Ah well. Maybe next time.
We did end up going snorkeling, and the people watching and crystal clear water was magic, so not an entirely wasted day by any stretch of the imagination.
You must have your accommodation booked so you don’t waste time searching for it and can get the kids fed and rested ASAP at each stop. Do not have them in the car, train or plane for any longer than is necessary and have things for them to do at stations and airports. Know where toilet and food stops are, and be ready to find rest stops often to let off some steam, or they will bicker until your ears bleed. That has been my experience anyway.
Things will go wrong. You have to know that, and not be freaked out or let it get to you.
You also must remember that you cannot ascribe to malice things that can just as easily be explained by ineptitude. We turn down the full body scanner at American airports as we’d rather not die of radiation poisoning like Madame Currie.
This is apparently fine when I am holding the baby, but they always seem to make it a very long and painful process for Grumpy and he often ends up waiting an extra 15-30 minutes than I do getting patted down, waiting, or just generally being messed around.
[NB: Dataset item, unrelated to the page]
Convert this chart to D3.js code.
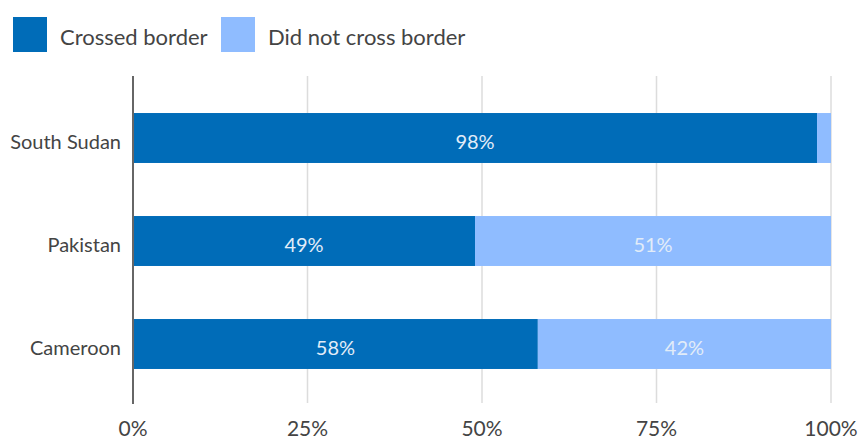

He has decided not to take this personally, and that makes our experience a lot more pleasant.
Everything takes longer with children. Accept this. Or don’t travel.
Always. Always. ALWAYS bring snacks.
Always. Always. ALWAYS bring water.
Push your kids out of their comfort zones. Get them to eat the flash fried squid tentacles in Andalusia, even if they spit them out. Bring them, even as they drag their feet and protest, to cathedrals, parks, castles, monuments, ruins and so forth. Pack those little heads full of culture, and make sure you swat up on your history and local knowledge, as there will be questions and it is awesome if you can correctly answer them. We are always amazed by how much sinks in!
And then, when you have crammed their little heads so full of history, culture and new experience that they might just pop, change gears and do some mindless kid stuff.
Always make time for play parks, ice-cream stops, swims, cartoons and mindless kid-friendly blowing off steam antics. You’ll all be better for it.
And that, is just some of my advice on traveling with a large tribe of children.